▸ **What the exercise asks**
Copy nothing but the text: reproduce each line of the listing exactly and leave the pictures out.

▸ **Dataset extract**
--------------------

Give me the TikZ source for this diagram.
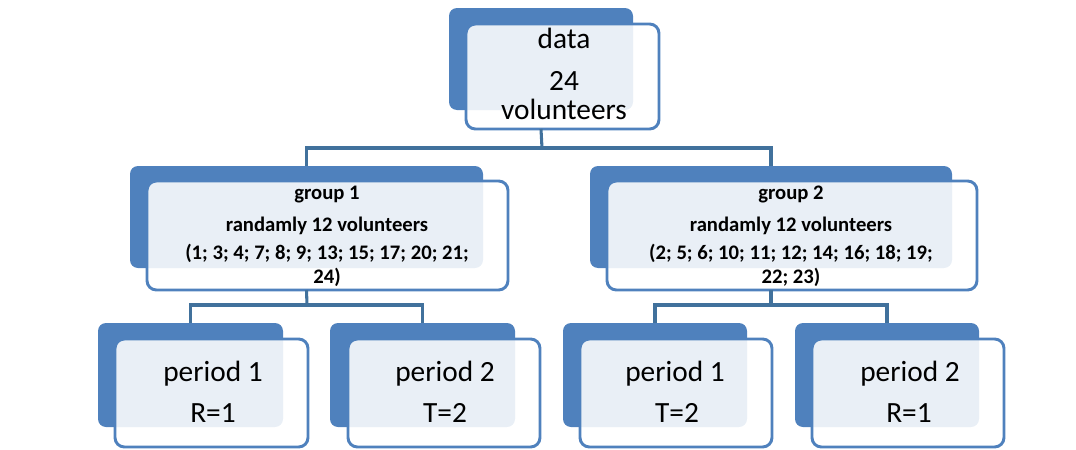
\documentclass[tikz,border=0pt]{standalone}
\usepackage{fontspec}
\setmainfont{Carlito}
\definecolor{bbl}{HTML}{4F81BD}
\definecolor{lnc}{HTML}{41719C}
\tikzset{
  backbox/.style={fill=bbl, draw=none, rounded corners=6pt, inner sep=0pt, outer sep=0pt},
  frontbox/.style={draw=bbl, line width=2.2pt, fill=white, fill opacity=0.88, rounded corners=7pt, inner sep=0pt, outer sep=0pt},
  conn/.style={draw=lnc, line width=2.3pt},
  bigtxt/.style={anchor=base, font=\fontsize{22}{26}\selectfont, text=black, inner sep=0pt},
  grptxt/.style={anchor=base, font=\fontsize{15.5}{18}\selectfont\bfseries, text=black, inner sep=0pt},
}
\newcommand{\mkbox}[6]{%
  \node[#1, minimum width={(#5-#3)*0.75pt}, minimum height={(#6-#4)*0.75pt}] (#2) at ({(#3+#5)/2},{(#4+#6)/2}) {};}
\begin{document}
\begin{tikzpicture}[x=0.75pt,y=-0.75pt]
\useasboundingbox (0,0) rectangle (1076,450);
% ---- top
\mkbox{backbox}{topB}{449}{8}{633}{110}
% ---- groups (back)
\mkbox{backbox}{g1B}{130}{166}{483}{268}
\mkbox{backbox}{g2B}{590}{166}{952}{268}
% ---- periods (back)
\mkbox{backbox}{p11B}{98}{323}{283}{427}
\mkbox{backbox}{p12B}{330}{323}{515}{427}
\mkbox{backbox}{p21B}{563}{323}{747}{427}
\mkbox{backbox}{p22B}{795}{323}{979}{427}
% front boxes
\mkbox{frontbox}{topF}{466}{24}{659}{129}
\mkbox{frontbox}{g1F}{147}{181}{508}{290}
\mkbox{frontbox}{g2F}{607}{181}{977}{290}
\mkbox{frontbox}{p11F}{115}{339}{308}{447}
\mkbox{frontbox}{p12F}{348}{339}{540}{447}
\mkbox{frontbox}{p21F}{580}{339}{772}{447}
\mkbox{frontbox}{p22F}{812}{339}{1004}{447}
% connectors
\coordinate (j0) at (542,148);
\coordinate (j1) at (307,305);
\coordinate (j2) at (771,305);
\draw[conn] (topB.south |- topF.south) -- (j0);
\draw[conn] (g1B.north) |- (j0) -| (g2B.north);
\draw[conn] (g1B.south |- g1F.south) -- (j1);
\draw[conn] (p11B.north) |- (j1) -| (p12B.north);
\draw[conn] (g2B.south |- g2F.south) -- (j2);
\draw[conn] (p21B.north) |- (j2) -| (p22B.north);
% texts
\node[bigtxt] (t1) at (564,48) {data};
\node[bigtxt] (t2) at (564,90) {24};
\node[bigtxt] (t3) at (564,119) {volunteers};
\node[grptxt] (g1a) at (327,199) {group 1};
\node[grptxt] (g1b) at (327,231) {randamly 12 volunteers};
\node[grptxt] (g1c) at (327,259) {(1; 3; 4; 7; 8; 9; 13; 15; 17; 20; 21;};
\node[grptxt] (g1d) at (327,283) {24)};
\node[grptxt] (g2a) at (791,199) {group 2};
\node[grptxt] (g2b) at (791,231) {randamly 12 volunteers};
\node[grptxt] (g2c) at (791,259) {(2; 5; 6; 10; 11; 12; 14; 16; 18; 19;};
\node[grptxt] (g2d) at (791,283) {22; 23)};
\node[bigtxt] (p11a) at (213,381) {period 1};
\node[bigtxt] (p11b) at (213,422) {R=1};
\node[bigtxt] (p12a) at (445,381) {period 2};
\node[bigtxt] (p12b) at (445,422) {T=2};
\node[bigtxt] (p21a) at (675,381) {period 1};
\node[bigtxt] (p21b) at (677,422) {T=2};
\node[bigtxt] (p22a) at (910,381) {period 2};
\node[bigtxt] (p22b) at (909,422) {R=1};
\end{tikzpicture}
\end{document}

--------------------

▸ **Solution**
Give me the TikZ source for this diagram.
\documentclass[tikz,border=0pt]{standalone}
\usepackage{fontspec}
\setmainfont{Carlito}
\definecolor{bbl}{HTML}{4F81BD}
\definecolor{lnc}{HTML}{41719C}
\tikzset{
  backbox/.style={fill=bbl, draw=none, rounded corners=6pt, inner sep=0pt, outer sep=0pt},
  frontbox/.style={draw=bbl, line width=2.2pt, fill=white, fill opacity=0.88, rounded corners=7pt, inner sep=0pt, outer sep=0pt},
  conn/.style={draw=lnc, line width=2.3pt},
  bigtxt/.style={anchor=base, font=\fontsize{22}{26}\selectfont, text=black, inner sep=0pt},
  grptxt/.style={anchor=base, font=\fontsize{15.5}{18}\selectfont\bfseries, text=black, inner sep=0pt},
}
\newcommand{\mkbox}[6]{%
  \node[#1, minimum width={(#5-#3)*0.75pt}, minimum height={(#6-#4)*0.75pt}] (#2) at ({(#3+#5)/2},{(#4+#6)/2}) {};}
\begin{document}
\begin{tikzpicture}[x=0.75pt,y=-0.75pt]
\useasboundingbox (0,0) rectangle (1076,450);
% ---- top
\mkbox{backbox}{topB}{449}{8}{633}{110}
% ---- groups (back)
\mkbox{backbox}{g1B}{130}{166}{483}{268}
\mkbox{backbox}{g2B}{590}{166}{952}{268}
% ---- periods (back)
\mkbox{backbox}{p11B}{98}{323}{283}{427}
\mkbox{backbox}{p12B}{330}{323}{515}{427}
\mkbox{backbox}{p21B}{563}{323}{747}{427}
\mkbox{backbox}{p22B}{795}{323}{979}{427}
% front boxes
\mkbox{frontbox}{topF}{466}{24}{659}{129}
\mkbox{frontbox}{g1F}{147}{181}{508}{290}
\mkbox{frontbox}{g2F}{607}{181}{977}{290}
\mkbox{frontbox}{p11F}{115}{339}{308}{447}
\mkbox{frontbox}{p12F}{348}{339}{540}{447}
\mkbox{frontbox}{p21F}{580}{339}{772}{447}
\mkbox{frontbox}{p22F}{812}{339}{1004}{447}
% connectors
\coordinate (j0) at (542,148);
\coordinate (j1) at (307,305);
\coordinate (j2) at (771,305);
\draw[conn] (topB.south |- topF.south) -- (j0);
\draw[conn] (g1B.north) |- (j0) -| (g2B.north);
\draw[conn] (g1B.south |- g1F.south) -- (j1);
\draw[conn] (p11B.north) |- (j1) -| (p12B.north);
\draw[conn] (g2B.south |- g2F.south) -- (j2);
\draw[conn] (p21B.north) |- (j2) -| (p22B.north);
% texts
\node[bigtxt] (t1) at (564,48) {data};
\node[bigtxt] (t2) at (564,90) {24};
\node[bigtxt] (t3) at (564,119) {volunteers};
\node[grptxt] (g1a) at (327,199) {group 1};
\node[grptxt] (g1b) at (327,231) {randamly 12 volunteers};
\node[grptxt] (g1c) at (327,259) {(1; 3; 4; 7; 8; 9; 13; 15; 17; 20; 21;};
\node[grptxt] (g1d) at (327,283) {24)};
\node[grptxt] (g2a) at (791,199) {group 2};
\node[grptxt] (g2b) at (791,231) {randamly 12 volunteers};
\node[grptxt] (g2c) at (791,259) {(2; 5; 6; 10; 11; 12; 14; 16; 18; 19;};
\node[grptxt] (g2d) at (791,283) {22; 23)};
\node[bigtxt] (p11a) at (213,381) {period 1};
\node[bigtxt] (p11b) at (213,422) {R=1};
\node[bigtxt] (p12a) at (445,381) {period 2};
\node[bigtxt] (p12b) at (445,422) {T=2};
\node[bigtxt] (p21a) at (675,381) {period 1};
\node[bigtxt] (p21b) at (677,422) {T=2};
\node[bigtxt] (p22a) at (910,381) {period 2};
\node[bigtxt] (p22b) at (909,422) {R=1};
\end{tikzpicture}
\end{document}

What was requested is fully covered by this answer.